The road into the property was gravel, which had to be another negative in Deandra’s eyes, and as the curve rounded and the house was revealed, Danny laughed. A townie who was determined to elevate her status was going to see the otherwise perfectly nice ranch as a noose around her throat.
No Subaru parked off to the side on the mowed grass
with the other trucks. But he hadn’t expected Anne to change her mind and come.
Parking himself next to Duff, he got out and tucked his shirt in. It was a brand-new button-down flannel, the kind of thing his boys wouldn’t notice and smack his ass about, but that he’d chosen in case Anne showed. And anyway, his mother had always said he should wear blues and grays because they brought out the color in his eyes.
Too bad the thing was green and black. But it did have a pinstripe of gray in between the—
Okay, he needed to quit the pathetic shit.
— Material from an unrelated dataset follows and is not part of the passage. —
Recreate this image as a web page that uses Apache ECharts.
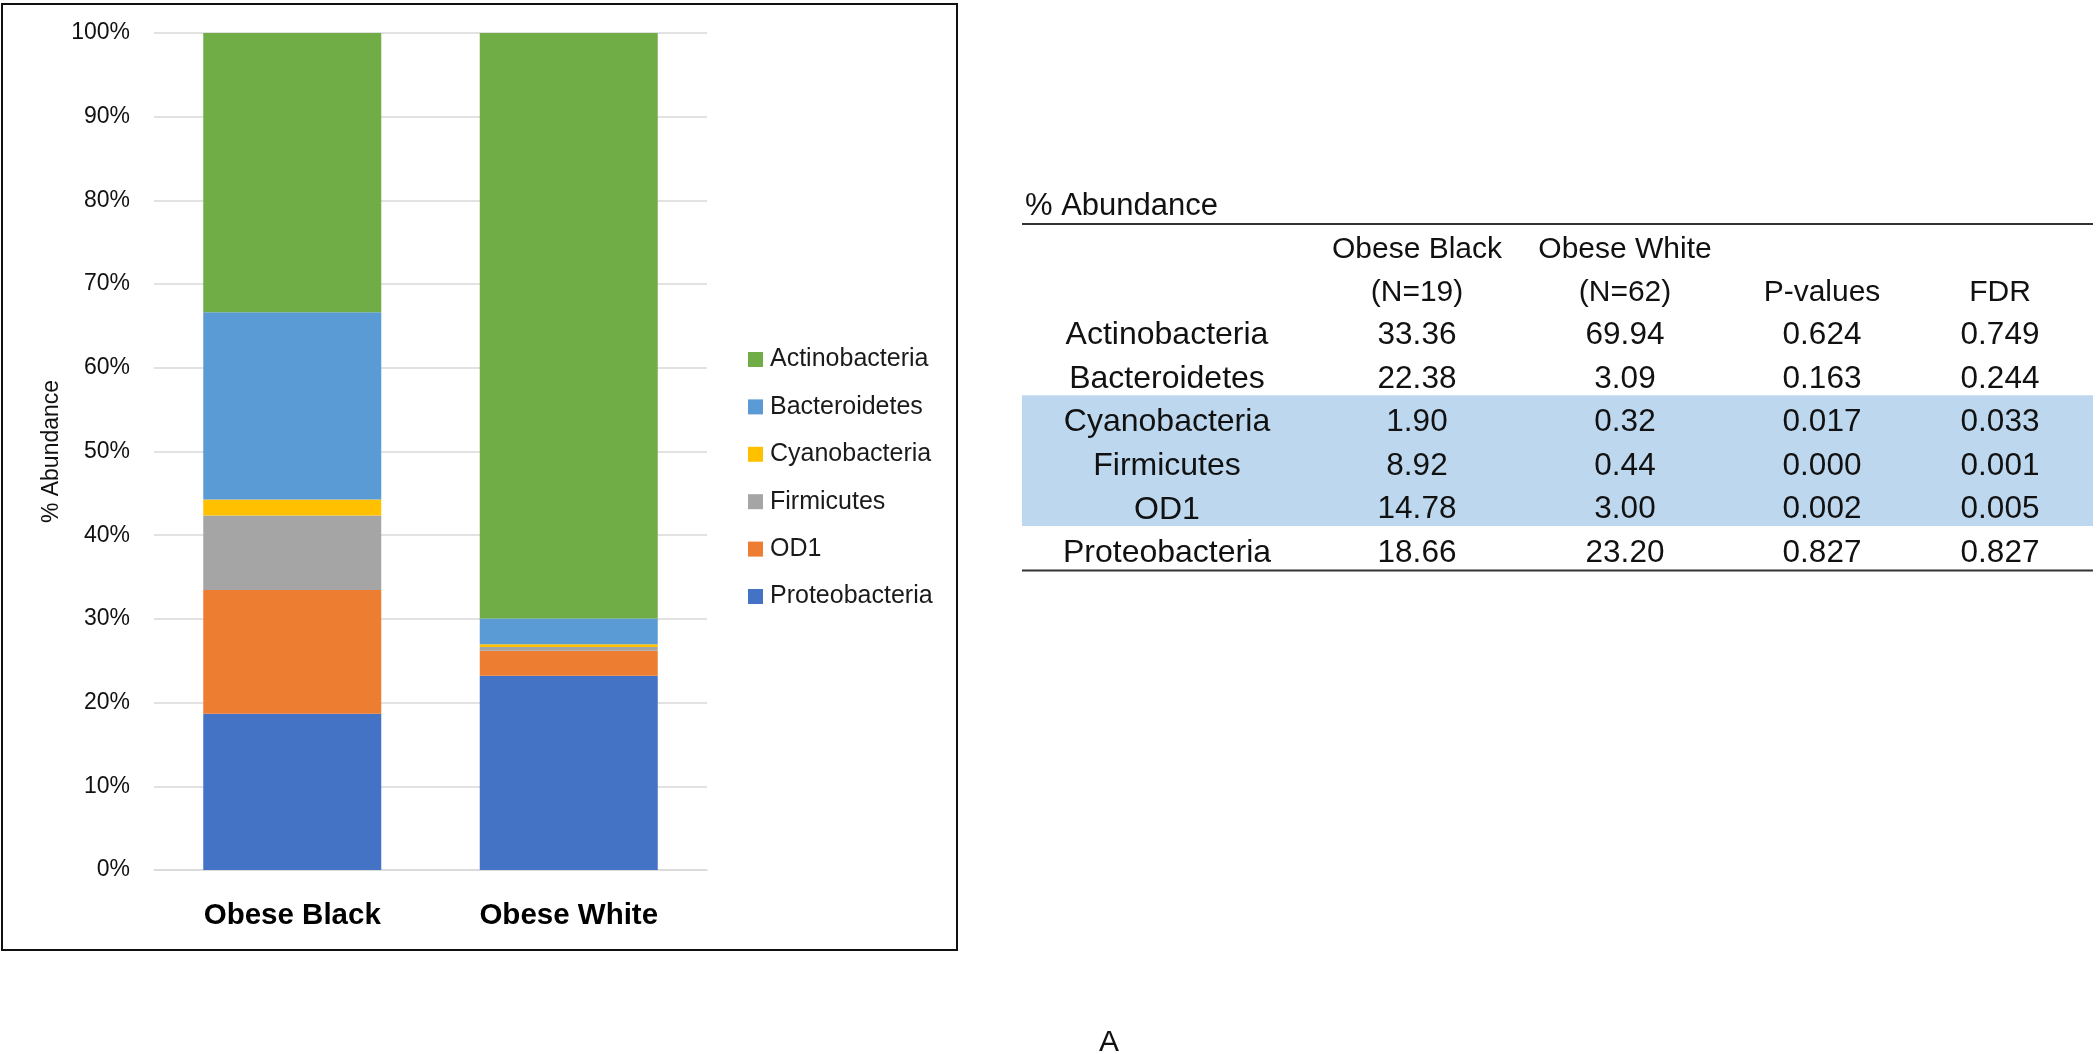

Walking over to the front door, he found things were open, a screen keeping out what few bugs were left from the first hard frost the week before. He banged on the loose jamb and let himself in.
Holy . . . wow.
Even he, a confirmed bachelor with no fashion or decorating sense, knew the black and white furniture wasn’t appropriate—and not just because it was oversized, the bulky forms conceived for rooms that were three, four, five times the size of the single-story’s eight-by-twelves. The real problem was that everything was a cheap imitation: plastic made to look like leather, Plexiglas that didn’t fool the eye, and stretches of almost-chrome, like Deandra was trying to convince people that she was living in a Manhattan penthouse and working for a modern art gallery—instead of cooling her jets out here in the country and answering phones and taking messages at a second-tier spa and salon in New Brunie.
The knockoffs were striving rather than achievement. Which, on the theory that people’s houses reflected their identities, put paid to the couple.
And then there was the “art.” Christ, if he had to look at one more saccharine picture of her at their wedding from hell in a fake silver frame, he was going to hurl. The things were hung all over the walls and propped up on side tables, a shrine to the seven hours in Deandra’s life when she had been the princess, the winner of the beauty crown, the head of the line.
Did Moose ever notice that he had been cropped out of 90 percent of the photographs?